The Institute for Diversity in Health Management (Institute) can more closely coordinate the many – but sometimes isolated – efforts underway to eliminate health care disparities and achieve health equity, says the organization’s new president and CEO.

“One of the biggest opportunities that the Institute, with support of the AHA, has is to convene and lead this effort across the country in a shared call to action,” says Tomás León, who became the Institute’s leader last month.

He says linking efforts to improve quality, equity and collaboration to the Triple Aim – improving the patient experience of care (including quality and satisfaction); improving the health of populations; and reducing the per capita cost of health care – is critical to success. 

“There’s an opportunity for the Institute to lead the way in how we support and help hospitals and health systems connect with diverse communities and stakeholders to change those conditions that are resulting in health disparities and chronic health conditions,” he says.  

León succeeds Fred Hobby, who led the Institute for 10 years. Hobby will remain with the Institute in a senior executive role through 2015.

Before joining the Institute, León served for four years as president and CEO of the People of Color Network, Inc., a community-based accountable care network serving about 6,000 individuals in the Phoenix region. There, he led health innovations through integrated collaborative care models focused on delivering culturally and linguistically responsive services to individuals with chronic conditions, mental health disorders, co-occurring addictions and complex needs. Prior to leading the accountable care network, he held leadership positions in a community foundation, chamber of commerce and behavioral health organization in Arizona.
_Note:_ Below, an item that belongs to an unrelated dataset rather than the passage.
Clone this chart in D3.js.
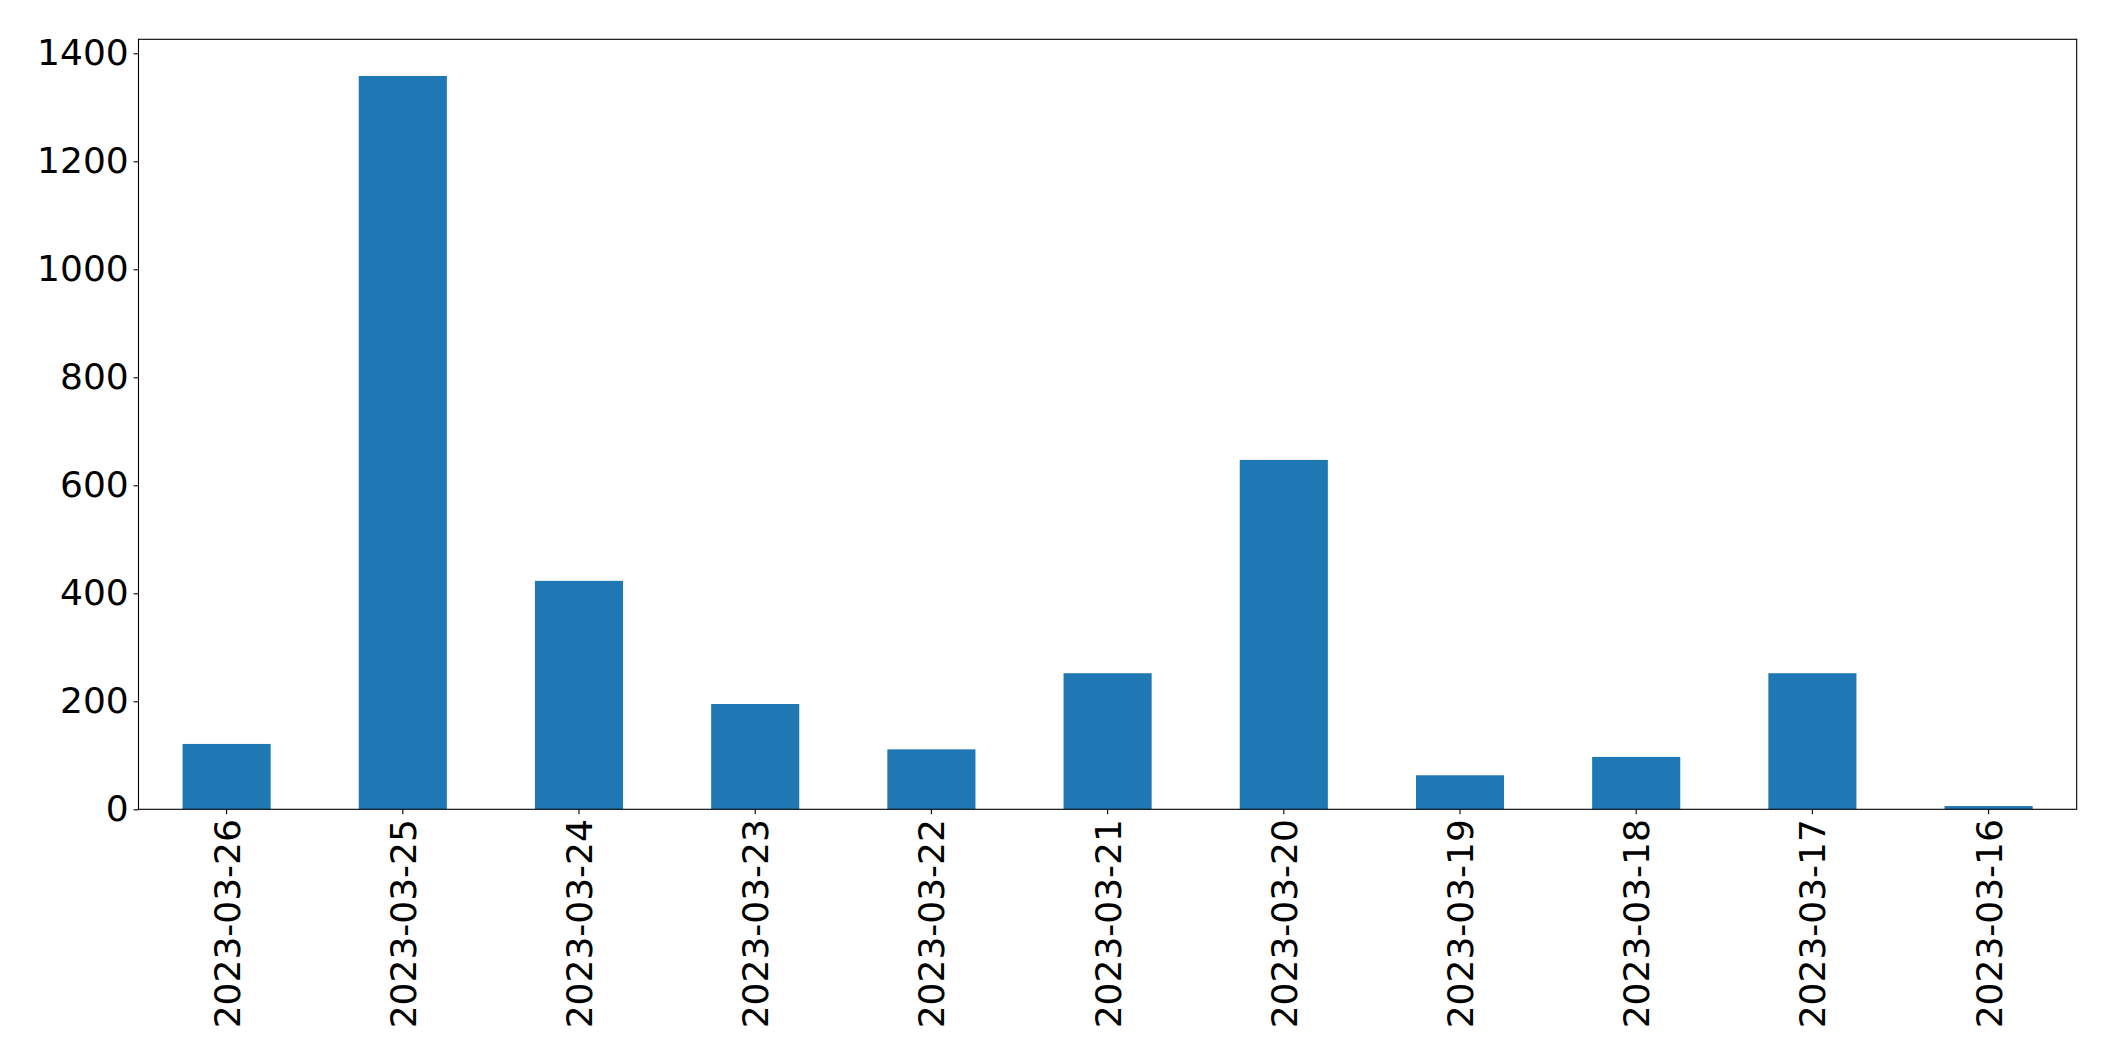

"The Institute represents all of what my purpose is in life, which is to serve people and communities and to help create better conditions so people can fulfill their potential,” León says.

For more than 20 years, the AHA-affiliated Institute has provided educational programs, summer internships, professional development initiatives, leadership conferences and other initiatives to expand health care leadership opportunities for ethnically, culturally and racially diverse individuals, as well as increase the number of these individuals entering and advancing in the field.

One of León’s top priorities during his first 90 days in his new role will be meeting with Institute member organizations, partners and sponsors.

“Members are at the heart of all of that we do,” says León. He wants to evaluate Institute programs and look for opportunities to bring additional value to members.

Other major initiatives for this year will be fielding the latest version of the Institute’s diversity and disparities benchmarking survey, expected this fall, and planning for the Institute’s 2016 national leadership and education conference. In addition, León plans to strengthen the Institute’s partnership with the Equity of Care initiative and the national call to action to eliminate health care disparities.

Launched in 2011 by the AHA, Association of American Medical Colleges, American College of Healthcare Executives, Catholic Health Association of the United States, and America’s Essential Hospitals, the groups aim to eliminate health care disparities by increasing diversity in health care governance and leadership; cultural competency training; and collection and use of race, ethnicity and language preference data.

“We have a lot to build on, but the emerging theme across the country is ‘How do we accelerate progress over the next five years to have a collective impact in health care?’” León says.